I understand the appeal of simplicity. (And of course each side believes that it’s not just simple–it’s right. All the data say so after all!) It’s so exciting when you find the lever that moves the world. And we oh so want such a lever to exist. That desire for simplicity is so powerful. Finally there’s a tool that explains everything. Unfortunately, that leads to the narrative fallacy, the view that after the fact, I can connect the dots to create the picture that confirms my view. As Cafe Hayek reader Sam Thomsen once wrote in a comment:
The Universe is full of dots. Connect the right ones and you can draw anything. The important question is not whether the dots you picked are really there, but why you chose to ignore all the others.
This leads to Keynesians saying that they’re right because surveys show that businesses list inadequate sales as their number one concern. But to say that disappointing sales is the cause of economic troubles is to say nothing at all. It’s a tautology. It ignores the possibility that there is something else going on outside the levers that you want to pull, a factor outside the model that causes spending to be low. A factor that can’t be fixed by more spending by one part of the economy using borrowed money. Something real going on inside the black box that you can’t see and messes up the simple plan of “move lever, fix the economy.”
Or the monetarists who say that well sure, money didn’t do its magic this time, because we used the wrong measure of money or velocity jumped around so we had to take that into account and we didn’t, or the Fed paid interest so the banks didn’t use their reserves.
And of course either side might be right. But what I’ve been thinking is how confident each side is in its views, how disdainful each side is of other factors and how the world is actually a complicated place and that maybe, just maybe, we are all prone to the pretense of knowledge.
One reason I’ve been thinking about this is that the British economy seems to be on the rise (HT: Marginal Revolution). That is awkward for the Nobel Laureate who said of British “austerity”:
The shadow won’t just be cast on the present, but on the longer term…[Britain] will be a weaker economy ten years or even 15 years from now because [it has] failed to provide adequate demand now.
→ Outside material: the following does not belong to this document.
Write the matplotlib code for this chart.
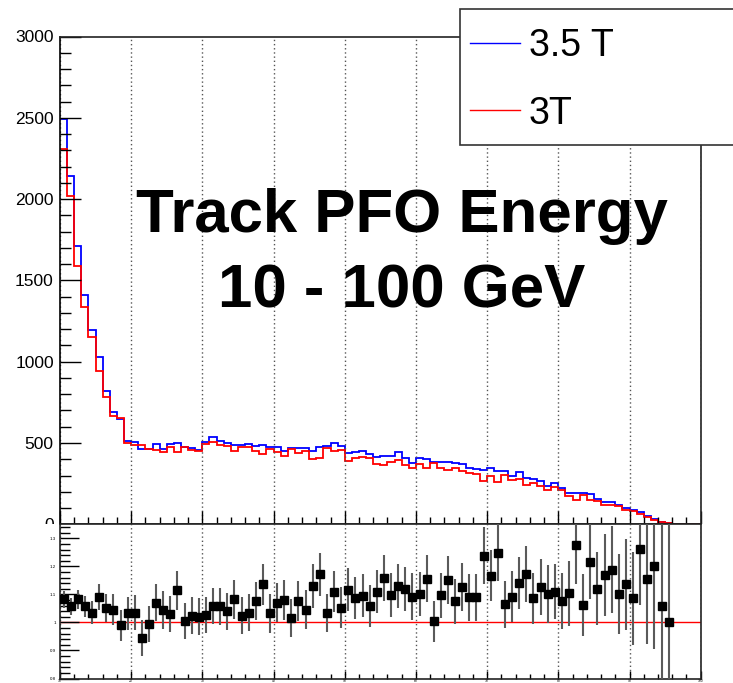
import numpy as np
import matplotlib
matplotlib.use("Agg")
import matplotlib.pyplot as plt
from matplotlib.patches import Rectangle
from matplotlib.lines import Line2D
from matplotlib.ticker import MultipleLocator

plt.rcParams['font.family'] = ['Liberation Sans', 'DejaVu Sans']

# ---------------- data ----------------
x_min, x_max, bin_width = 10, 100, 1
labels = ["3.5 T", "3T"]
title_lines = ["Track PFO Energy", "10 - 100 GeV"]

counts_35T = [2493, 2140, 1713, 1410, 1193, 1028, 817, 690, 649, 514,
              506, 461, 461, 492, 461, 492, 498, 477, 471, 457,
              508, 535, 514, 498, 488, 488, 492, 484, 488, 477,
              477, 453, 471, 471, 471, 451, 477, 484, 502, 482,
              436, 443, 451, 430, 412, 420, 420, 447, 406, 379,
              410, 404, 381, 381, 381, 375, 371, 344, 340, 332,
              349, 325, 326, 299, 319, 283, 279, 267, 234, 252,
              226, 194, 194, 192, 184, 158, 138, 138, 121, 98,
              90, 78, 51, 35, 17, 6, 0, 0, 0, 0]

counts_3T = [2310, 2020, 1586, 1334, 1153, 940, 781, 663, 654, 500,
             490, 488, 464, 459, 442, 478, 447, 475, 460, 448,
             495, 505, 486, 479, 451, 477, 475, 450, 430, 462,
             445, 420, 464, 438, 451, 400, 407, 469, 452, 458,
             390, 407, 411, 407, 371, 362, 383, 396, 363, 347,
             372, 349, 379, 347, 331, 349, 329, 316, 312, 268,
             299, 260, 306, 274, 280, 241, 257, 237, 213, 227,
             210, 176, 152, 181, 151, 141, 118, 116, 110, 86,
             83, 62, 44, 29, 16, 6, 0, 0, 0, 0]

ratio = [1.082, 1.057, 1.082, 1.057, 1.035, 1.092, 1.050, 1.045, 0.990, 1.032,
         1.035, 0.944, 0.993, 1.071, 1.044, 1.030, 1.114, 1.005, 1.024, 1.021,
         1.027, 1.059, 1.057, 1.039, 1.082, 1.024, 1.035, 1.075, 1.136, 1.032,
         1.071, 1.079, 1.016, 1.075, 1.045, 1.129, 1.171, 1.033, 1.110, 1.053,
         1.117, 1.088, 1.096, 1.057, 1.110, 1.159, 1.097, 1.130, 1.118, 1.092,
         1.101, 1.156, 1.004, 1.097, 1.150, 1.075, 1.127, 1.089, 1.089, 1.238,
         1.167, 1.249, 1.064, 1.092, 1.140, 1.173, 1.086, 1.127, 1.101, 1.110,
         1.075, 1.104, 1.277, 1.062, 1.217, 1.120, 1.169, 1.188, 1.101, 1.136,
         1.086, 1.262, 1.154, 1.201, 1.057, 1.000]

ratio_err = [0.030, 0.030, 0.035, 0.038, 0.042, 0.046, 0.050, 0.055, 0.055, 0.060,
             0.062, 0.063, 0.064, 0.066, 0.067, 0.065, 0.070, 0.065, 0.066, 0.067,
             0.064, 0.064, 0.065, 0.066, 0.068, 0.066, 0.066, 0.068, 0.074, 0.068,
             0.071, 0.072, 0.068, 0.071, 0.070, 0.078, 0.078, 0.068, 0.072, 0.072,
             0.077, 0.075, 0.075, 0.075, 0.078, 0.083, 0.078, 0.079, 0.079, 0.083,
             0.078, 0.084, 0.073, 0.081, 0.086, 0.081, 0.085, 0.085, 0.085, 0.102,
             0.091, 0.103, 0.084, 0.090, 0.093, 0.101, 0.090, 0.100, 0.103, 0.098,
             0.100, 0.115, 0.140, 0.110, 0.135, 0.130, 0.147, 0.155, 0.143, 0.163,
             0.165, 0.200, 0.230, 0.295, 0.500, 0.600]

# ---------------- figure ----------------
W, H, DPI = 733, 683, 100
fig = plt.figure(figsize=(W / DPI, H / DPI), dpi=DPI, facecolor='white')

def fr(left, top, right, bottom):
    return [left / W, 1 - bottom / H, (right - left) / W, (bottom - top) / H]

edges = np.arange(x_min, x_max + bin_width, bin_width)
centers = edges[:len(ratio)] + bin_width / 2

grid_kw = dict(color='#555555', linestyle=(0, (1, 2)), linewidth=1.0)

# top panel
ax = fig.add_axes(fr(60, 36.5, 700.7, 524.3), zorder=0)
ax.stairs(counts_35T, edges, color='#0000ff', linewidth=1.3, baseline=None)
ax.stairs(counts_3T, edges, color='#ff0000', linewidth=1.3, baseline=None)
ax.set_xlim(x_min, x_max)
ax.set_ylim(0, 3000)
ax.xaxis.set_major_locator(MultipleLocator(10))
ax.xaxis.set_minor_locator(MultipleLocator(2))
ax.yaxis.set_major_locator(MultipleLocator(500))
ax.yaxis.set_minor_locator(MultipleLocator(100))
ax.tick_params(axis='y', which='major', direction='in', length=15, width=1.0,
               labelsize=12.5, pad=4.5)
ax.tick_params(axis='y', which='minor', direction='in', length=8, width=1.0)
ax.tick_params(axis='x', which='major', direction='in', length=9.5, width=1.0,
               labelbottom=False)
ax.tick_params(axis='x', which='minor', direction='in', length=5, width=1.0)
ax.grid(True, axis='x', which='major', **grid_kw)
for s in ax.spines.values():
    s.set_linewidth(1.2)
    s.set_color('#222222')
ax.spines['left'].set_color('black')

for i, line in enumerate(title_lines):
    fig.text(402 / W, 1 - (232 + 75 * i) / H, line, ha='center', va='baseline',
             fontsize=44.5, fontweight='bold', color='black', zorder=3)

# white pad covering lower region (hides lower half of "0" label)
fig.patches.append(Rectangle((0, 0), 1, 1 - 524.3 / H, transform=fig.transFigure,
                             facecolor='white', edgecolor='none', zorder=1))

# ratio panel
rax = fig.add_axes(fr(60, 524.3, 700.7, 678.5), zorder=2)
rax.axhline(1.0, color='#ff0000', linewidth=1.0, zorder=1)
rax.errorbar(centers, ratio, yerr=ratio_err, fmt='s', color='black', markersize=5.7,
             ecolor='#5a5a5a', elinewidth=1.5, capsize=0, zorder=3)
rax.set_xlim(x_min, x_max)
rax.set_ylim(0.8, 1.35)
rax.xaxis.set_major_locator(MultipleLocator(10))
rax.xaxis.set_minor_locator(MultipleLocator(2))
rax.yaxis.set_minor_locator(MultipleLocator(0.02))
rax.set_yticks([0.8, 0.9, 1.0, 1.1, 1.2, 1.3])
rax.set_yticklabels(['0.8', '0.9', '1', '1.1', '1.2', '1.3'])
rax.tick_params(axis='y', which='major', direction='in', length=14, width=1.0,
                labelsize=3.2, pad=3)
rax.tick_params(axis='y', which='minor', direction='in', length=7, width=1.0)
rax.tick_params(axis='x', which='major', direction='in', length=6, width=1.0,
                labelsize=2.4, pad=0.3)
rax.tick_params(axis='x', which='minor', direction='in', length=3.5, width=1.0)
rax.grid(True, axis='x', which='major', **grid_kw)
for s in rax.spines.values():
    s.set_linewidth(1.2)
    s.set_color('#222222')

# legend (drawn manually, partly outside the figure like the reference)
fig.patches.append(Rectangle((460 / W, 1 - 144.5 / H), (760 - 460) / W, (144.5 - 8.5) / H,
                             transform=fig.transFigure, facecolor='white',
                             edgecolor='#333333', linewidth=1.2, zorder=4))
leg_colors = ['#0000ff', '#ff0000']
leg_y = [42.5, 110]
for lab, col, yy in zip(labels, leg_colors, leg_y):
    fig.lines.append(Line2D([470 / W, 520 / W], [1 - yy / H, 1 - yy / H],
                            transform=fig.transFigure, color=col, linewidth=1.0, zorder=5))
    fig.text(529 / W, 1 - yy / H, lab, ha='left', va='center_baseline',
             fontsize=27, color='black', zorder=5)

fig.savefig('out.png', dpi=DPI, facecolor='white')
And then there’s this recent paper (HT: Marginal Revolution) on the effect of extending unemployment compensation:
Our estimates imply that most of the persistent increase in unemployment during the Great Recession can be accounted for by the unprecedented extensions of unemployment benefit eligibility.
I don’t know if that paper is right. But it does remind us of the possibility that there are real things going on in the economy that are not amenable to the cures of increased government spending or increases in the supply of money.
The Bard understood something profound:
There are more things in heaven and earth, Horatio,
Than are dreamt of in your philosophy.